Task instructions: Restate the whole listing word for word. Pictures are left out.

Data section:
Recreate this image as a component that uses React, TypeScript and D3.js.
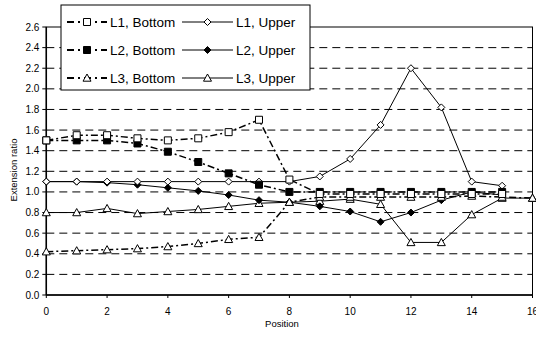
import { FC } from "react";
import * as d3 from "d3";

const l1Bottom = [1.5, 1.55, 1.55, 1.52, 1.5, 1.52, 1.58, 1.7, 1.12, 0.98, 0.98, 0.98, 0.98, 0.98, 0.98, 0.98];
const l2Bottom = [1.5, 1.5, 1.5, 1.47, 1.39, 1.29, 1.18, 1.07, 1.0, 1.0, 1.0, 1.0, 1.0, 1.0, 1.0, 1.0];
const l3Bottom = [0.42, 0.43, 0.44, 0.45, 0.47, 0.5, 0.54, 0.56, 0.9, 0.95, 0.95, 0.95, 0.95, 0.95, 0.96, 0.95, 0.94];
const l1Upper = [1.1, 1.1, 1.1, 1.1, 1.1, 1.1, 1.1, 1.1, 1.1, 1.15, 1.32, 1.65, 2.2, 1.82, 1.1, 1.06];
const l2Upper = [1.1, 1.1, 1.09, 1.07, 1.04, 1.01, 0.97, 0.92, 0.9, 0.86, 0.81, 0.71, 0.8, 0.92, 1.0, 0.97];
const l3Upper = [0.8, 0.8, 0.84, 0.79, 0.81, 0.83, 0.86, 0.89, 0.9, 0.91, 0.93, 0.88, 0.51, 0.51, 0.78, 0.94, 0.94];

const yTicks = d3.range(0, 2.61, 0.2);
const xTicks = d3.range(0, 17, 2);

type Marker = "square" | "diamond" | "triangle";
type Series = { name: string; values: number[]; marker: Marker; filled: boolean; bottom: boolean };

const series: Series[] = [
  { name: "L3, Upper", values: l3Upper, marker: "triangle", filled: false, bottom: false },
  { name: "L2, Upper", values: l2Upper, marker: "diamond", filled: true, bottom: false },
  { name: "L1, Upper", values: l1Upper, marker: "diamond", filled: false, bottom: false },
  { name: "L3, Bottom", values: l3Bottom, marker: "triangle", filled: false, bottom: true },
  { name: "L2, Bottom", values: l2Bottom, marker: "square", filled: true, bottom: true },
  { name: "L1, Bottom", values: l1Bottom, marker: "square", filled: false, bottom: true },
];

const legendOrder = [
  ["L1, Bottom", "L1, Upper"],
  ["L2, Bottom", "L2, Upper"],
  ["L3, Bottom", "L3, Upper"],
];

const markerPath = (m: Marker) => {
  if (m === "square") return "M-3.5,-3.5H3.5V3.5H-3.5Z";
  if (m === "diamond") return "M0,-3.5L3.5,0L0,3.5L-3.5,0Z";
  return "M0,-4L4,3.2H-4Z";
};

const font = "Liberation Sans, Arial, sans-serif";

const Chart: FC = () => {
  const x = d3.scaleLinear().domain([0, 16]).range([46.3, 532.5]);
  const y = d3.scaleLinear().domain([0, 2.6]).range([295, 27]);
  const line = d3
    .line<number>()
    .x((_, i) => x(i))
    .y((d) => y(d));

  const byName = (n: string) => series.find((s) => s.name === n)!;

  const drawMarker = (s: Series, cx: number, cy: number, key: string | number) => (
    <path
      key={key}
      d={markerPath(s.marker)}
      transform={`translate(${cx},${cy})`}
      fill={s.filled ? "#000" : "#fff"}
      stroke="#000"
      strokeWidth={1}
    />
  );

  return (
    <svg width={536} height={337} style={{ position: "absolute", left: 0, top: 0 }}>
      <rect width={536} height={337} fill="#fff" />
      {yTicks.slice(1, -1).map((t) => (
        <line
          key={t}
          x1={x(0)}
          x2={x(16)}
          y1={y(t)}
          y2={y(t)}
          stroke="#000"
          strokeWidth={1}
          strokeDasharray="8,5"
        />
      ))}
      <rect x={x(0)} y={y(2.6)} width={x(16) - x(0)} height={y(0) - y(2.6)} fill="none" stroke="#000" strokeWidth={1} />
      <line x1={x(0)} x2={x(0)} y1={y(0)} y2={y(2.6)} stroke="#000" strokeWidth={1.5} />
      <line x1={x(0)} x2={x(16)} y1={y(0)} y2={y(0)} stroke="#000" strokeWidth={1.5} />
      {yTicks.map((t) => (
        <g key={t}>
          <line x1={x(0) - 4} x2={x(0)} y1={y(t)} y2={y(t)} stroke="#000" />
          <text x={x(0) - 7} y={y(t)} dy="0.35em" textAnchor="end" fontSize={10} fontFamily={font} fill="#000">
            {t.toFixed(1)}
          </text>
        </g>
      ))}
      {xTicks.map((t) => (
        <g key={t}>
          <line x1={x(t)} x2={x(t)} y1={y(0)} y2={y(0) + 3} stroke="#000" />
          <text x={x(t)} y={y(0) + 20} textAnchor="middle" fontSize={10} fontFamily={font} fill="#000">
            {t}
          </text>
        </g>
      ))}
      <text x={282} y={327} textAnchor="middle" fontSize={9.5} fontFamily={font}>
        Position
      </text>
      <text
        transform="translate(17,170) rotate(-90)"
        textAnchor="middle"
        fontSize={9.5}
        fontFamily={font}
      >
        Extension ratio
      </text>

      {series.map((s) => (
        <path
          key={s.name}
          d={line(s.values)!}
          fill="none"
          stroke="#000"
          strokeWidth={s.bottom ? 1.5 : 1}
          strokeDasharray={s.bottom ? "7,3,2,3" : undefined}
        />
      ))}
      {series.map((s) => (
        <g key={s.name + "m"}>{s.values.map((v, i) => drawMarker(s, x(i), y(v), i))}</g>
      ))}

      <rect x={61} y={5} width={249} height={85} fill="#fff" stroke="#000" strokeWidth={1} />
      {legendOrder.map((row, r) =>
        row.map((name, c) => {
          const s = byName(name);
          const ly = 22 + r * 28;
          const x0 = c === 0 ? 67 : 182;
          const x1 = c === 0 ? 107 : 233;
          const mx = (x0 + x1) / 2;
          return (
            <g key={name}>
              <line
                x1={x0}
                x2={x1}
                y1={ly}
                y2={ly}
                stroke="#000"
                strokeWidth={s.bottom ? 2 : 1}
                strokeDasharray={s.bottom ? "7,4,2,4" : undefined}
              />
              {drawMarker(s, mx, ly, "lm")}
              <text x={x1 + 3} y={ly} dy="0.35em" fontSize={13.5} fontFamily={font}>
                {name}
              </text>
            </g>
          );
        })
      )}
    </svg>
  );
};

export default function App() {
  return <Chart />;
}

Exercise output:
Recreate this image as a component that uses React, TypeScript and D3.js.
import { FC } from "react";
import * as d3 from "d3";

const l1Bottom = [1.5, 1.55, 1.55, 1.52, 1.5, 1.52, 1.58, 1.7, 1.12, 0.98, 0.98, 0.98, 0.98, 0.98, 0.98, 0.98];
const l2Bottom = [1.5, 1.5, 1.5, 1.47, 1.39, 1.29, 1.18, 1.07, 1.0, 1.0, 1.0, 1.0, 1.0, 1.0, 1.0, 1.0];
const l3Bottom = [0.42, 0.43, 0.44, 0.45, 0.47, 0.5, 0.54, 0.56, 0.9, 0.95, 0.95, 0.95, 0.95, 0.95, 0.96, 0.95, 0.94];
const l1Upper = [1.1, 1.1, 1.1, 1.1, 1.1, 1.1, 1.1, 1.1, 1.1, 1.15, 1.32, 1.65, 2.2, 1.82, 1.1, 1.06];
const l2Upper = [1.1, 1.1, 1.09, 1.07, 1.04, 1.01, 0.97, 0.92, 0.9, 0.86, 0.81, 0.71, 0.8, 0.92, 1.0, 0.97];
const l3Upper = [0.8, 0.8, 0.84, 0.79, 0.81, 0.83, 0.86, 0.89, 0.9, 0.91, 0.93, 0.88, 0.51, 0.51, 0.78, 0.94, 0.94];

const yTicks = d3.range(0, 2.61, 0.2);
const xTicks = d3.range(0, 17, 2);

type Marker = "square" | "diamond" | "triangle";
type Series = { name: string; values: number[]; marker: Marker; filled: boolean; bottom: boolean };

const series: Series[] = [
  { name: "L3, Upper", values: l3Upper, marker: "triangle", filled: false, bottom: false },
  { name: "L2, Upper", values: l2Upper, marker: "diamond", filled: true, bottom: false },
  { name: "L1, Upper", values: l1Upper, marker: "diamond", filled: false, bottom: false },
  { name: "L3, Bottom", values: l3Bottom, marker: "triangle", filled: false, bottom: true },
  { name: "L2, Bottom", values: l2Bottom, marker: "square", filled: true, bottom: true },
  { name: "L1, Bottom", values: l1Bottom, marker: "square", filled: false, bottom: true },
];

const legendOrder = [
  ["L1, Bottom", "L1, Upper"],
  ["L2, Bottom", "L2, Upper"],
  ["L3, Bottom", "L3, Upper"],
];

const markerPath = (m: Marker) => {
  if (m === "square") return "M-3.5,-3.5H3.5V3.5H-3.5Z";
  if (m === "diamond") return "M0,-3.5L3.5,0L0,3.5L-3.5,0Z";
  return "M0,-4L4,3.2H-4Z";
};

const font = "Liberation Sans, Arial, sans-serif";

const Chart: FC = () => {
  const x = d3.scaleLinear().domain([0, 16]).range([46.3, 532.5]);
  const y = d3.scaleLinear().domain([0, 2.6]).range([295, 27]);
  const line = d3
    .line<number>()
    .x((_, i) => x(i))
    .y((d) => y(d));

  const byName = (n: string) => series.find((s) => s.name === n)!;

  const drawMarker = (s: Series, cx: number, cy: number, key: string | number) => (
    <path
      key={key}
      d={markerPath(s.marker)}
      transform={`translate(${cx},${cy})`}
      fill={s.filled ? "#000" : "#fff"}
      stroke="#000"
      strokeWidth={1}
    />
  );

  return (
    <svg width={536} height={337} style={{ position: "absolute", left: 0, top: 0 }}>
      <rect width={536} height={337} fill="#fff" />
      {yTicks.slice(1, -1).map((t) => (
        <line
          key={t}
          x1={x(0)}
          x2={x(16)}
          y1={y(t)}
          y2={y(t)}
          stroke="#000"
          strokeWidth={1}
          strokeDasharray="8,5"
        />
      ))}
      <rect x={x(0)} y={y(2.6)} width={x(16) - x(0)} height={y(0) - y(2.6)} fill="none" stroke="#000" strokeWidth={1} />
      <line x1={x(0)} x2={x(0)} y1={y(0)} y2={y(2.6)} stroke="#000" strokeWidth={1.5} />
      <line x1={x(0)} x2={x(16)} y1={y(0)} y2={y(0)} stroke="#000" strokeWidth={1.5} />
      {yTicks.map((t) => (
        <g key={t}>
          <line x1={x(0) - 4} x2={x(0)} y1={y(t)} y2={y(t)} stroke="#000" />
          <text x={x(0) - 7} y={y(t)} dy="0.35em" textAnchor="end" fontSize={10} fontFamily={font} fill="#000">
            {t.toFixed(1)}
          </text>
        </g>
      ))}
      {xTicks.map((t) => (
        <g key={t}>
          <line x1={x(t)} x2={x(t)} y1={y(0)} y2={y(0) + 3} stroke="#000" />
          <text x={x(t)} y={y(0) + 20} textAnchor="middle" fontSize={10} fontFamily={font} fill="#000">
            {t}
          </text>
        </g>
      ))}
      <text x={282} y={327} textAnchor="middle" fontSize={9.5} fontFamily={font}>
        Position
      </text>
      <text
        transform="translate(17,170) rotate(-90)"
        textAnchor="middle"
        fontSize={9.5}
        fontFamily={font}
      >
        Extension ratio
      </text>

      {series.map((s) => (
        <path
          key={s.name}
          d={line(s.values)!}
          fill="none"
          stroke="#000"
          strokeWidth={s.bottom ? 1.5 : 1}
          strokeDasharray={s.bottom ? "7,3,2,3" : undefined}
        />
      ))}
      {series.map((s) => (
        <g key={s.name + "m"}>{s.values.map((v, i) => drawMarker(s, x(i), y(v), i))}</g>
      ))}

      <rect x={61} y={5} width={249} height={85} fill="#fff" stroke="#000" strokeWidth={1} />
      {legendOrder.map((row, r) =>
        row.map((name, c) => {
          const s = byName(name);
          const ly = 22 + r * 28;
          const x0 = c === 0 ? 67 : 182;
          const x1 = c === 0 ? 107 : 233;
          const mx = (x0 + x1) / 2;
          return (
            <g key={name}>
              <line
                x1={x0}
                x2={x1}
                y1={ly}
                y2={ly}
                stroke="#000"
                strokeWidth={s.bottom ? 2 : 1}
                strokeDasharray={s.bottom ? "7,4,2,4" : undefined}
              />
              {drawMarker(s, mx, ly, "lm")}
              <text x={x1 + 3} y={ly} dy="0.35em" fontSize={13.5} fontFamily={font}>
                {name}
              </text>
            </g>
          );
        })
      )}
    </svg>
  );
};

export default function App() {
  return <Chart />;
}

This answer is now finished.